Description of the task: Copy out, unchanged, every line from the start of the records to the line that contains "var datos = valores.map(function", and stop there.

Data provided:
★ ★ ★ ★ ★

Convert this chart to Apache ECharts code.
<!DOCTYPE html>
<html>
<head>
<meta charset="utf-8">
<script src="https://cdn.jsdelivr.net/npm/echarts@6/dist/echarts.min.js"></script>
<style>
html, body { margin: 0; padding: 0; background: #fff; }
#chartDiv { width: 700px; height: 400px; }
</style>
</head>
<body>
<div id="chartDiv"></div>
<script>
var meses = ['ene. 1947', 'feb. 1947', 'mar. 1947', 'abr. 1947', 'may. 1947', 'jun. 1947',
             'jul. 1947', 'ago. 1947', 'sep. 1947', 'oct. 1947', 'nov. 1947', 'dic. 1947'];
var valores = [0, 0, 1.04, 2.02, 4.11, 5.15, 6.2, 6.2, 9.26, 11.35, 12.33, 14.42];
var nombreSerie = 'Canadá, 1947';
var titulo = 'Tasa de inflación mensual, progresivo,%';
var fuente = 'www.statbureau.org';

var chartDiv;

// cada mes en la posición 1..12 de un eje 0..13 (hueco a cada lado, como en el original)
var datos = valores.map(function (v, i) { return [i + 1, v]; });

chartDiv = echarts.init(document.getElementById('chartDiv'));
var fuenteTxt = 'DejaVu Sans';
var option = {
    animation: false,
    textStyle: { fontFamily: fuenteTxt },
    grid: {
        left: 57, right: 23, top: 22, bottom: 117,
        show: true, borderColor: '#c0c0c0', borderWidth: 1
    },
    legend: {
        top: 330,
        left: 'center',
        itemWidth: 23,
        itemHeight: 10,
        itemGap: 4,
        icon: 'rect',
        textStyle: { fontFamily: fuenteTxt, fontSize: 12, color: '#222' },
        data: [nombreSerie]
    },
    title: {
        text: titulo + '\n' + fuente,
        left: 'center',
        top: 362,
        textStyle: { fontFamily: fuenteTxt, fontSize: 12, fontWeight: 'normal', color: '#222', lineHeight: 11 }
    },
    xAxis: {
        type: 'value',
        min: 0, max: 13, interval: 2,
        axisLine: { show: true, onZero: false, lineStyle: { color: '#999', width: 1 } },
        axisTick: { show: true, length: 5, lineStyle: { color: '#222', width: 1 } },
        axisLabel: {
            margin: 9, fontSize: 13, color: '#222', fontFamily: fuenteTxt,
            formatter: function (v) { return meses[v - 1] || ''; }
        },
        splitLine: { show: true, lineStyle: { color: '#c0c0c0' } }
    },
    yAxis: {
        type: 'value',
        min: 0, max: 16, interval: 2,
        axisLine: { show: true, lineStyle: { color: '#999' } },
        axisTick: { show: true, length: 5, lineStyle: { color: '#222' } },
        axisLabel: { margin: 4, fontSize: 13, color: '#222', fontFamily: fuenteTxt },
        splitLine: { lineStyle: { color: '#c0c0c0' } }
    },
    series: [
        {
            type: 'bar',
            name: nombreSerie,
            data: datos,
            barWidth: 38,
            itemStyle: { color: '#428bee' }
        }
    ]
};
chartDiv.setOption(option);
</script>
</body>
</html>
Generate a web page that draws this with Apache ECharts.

★ ★ ★ ★ ★

In response:
Convert this chart to Apache ECharts code.
<!DOCTYPE html>
<html>
<head>
<meta charset="utf-8">
<script src="https://cdn.jsdelivr.net/npm/echarts@6/dist/echarts.min.js"></script>
<style>
html, body { margin: 0; padding: 0; background: #fff; }
#chartDiv { width: 700px; height: 400px; }
</style>
</head>
<body>
<div id="chartDiv"></div>
<script>
var meses = ['ene. 1947', 'feb. 1947', 'mar. 1947', 'abr. 1947', 'may. 1947', 'jun. 1947',
             'jul. 1947', 'ago. 1947', 'sep. 1947', 'oct. 1947', 'nov. 1947', 'dic. 1947'];
var valores = [0, 0, 1.04, 2.02, 4.11, 5.15, 6.2, 6.2, 9.26, 11.35, 12.33, 14.42];
var nombreSerie = 'Canadá, 1947';
var titulo = 'Tasa de inflación mensual, progresivo,%';
var fuente = 'www.statbureau.org';

var chartDiv;

// cada mes en la posición 1..12 de un eje 0..13 (hueco a cada lado, como en el original)
var datos = valores.map(function (v, i) { return [i + 1, v]; });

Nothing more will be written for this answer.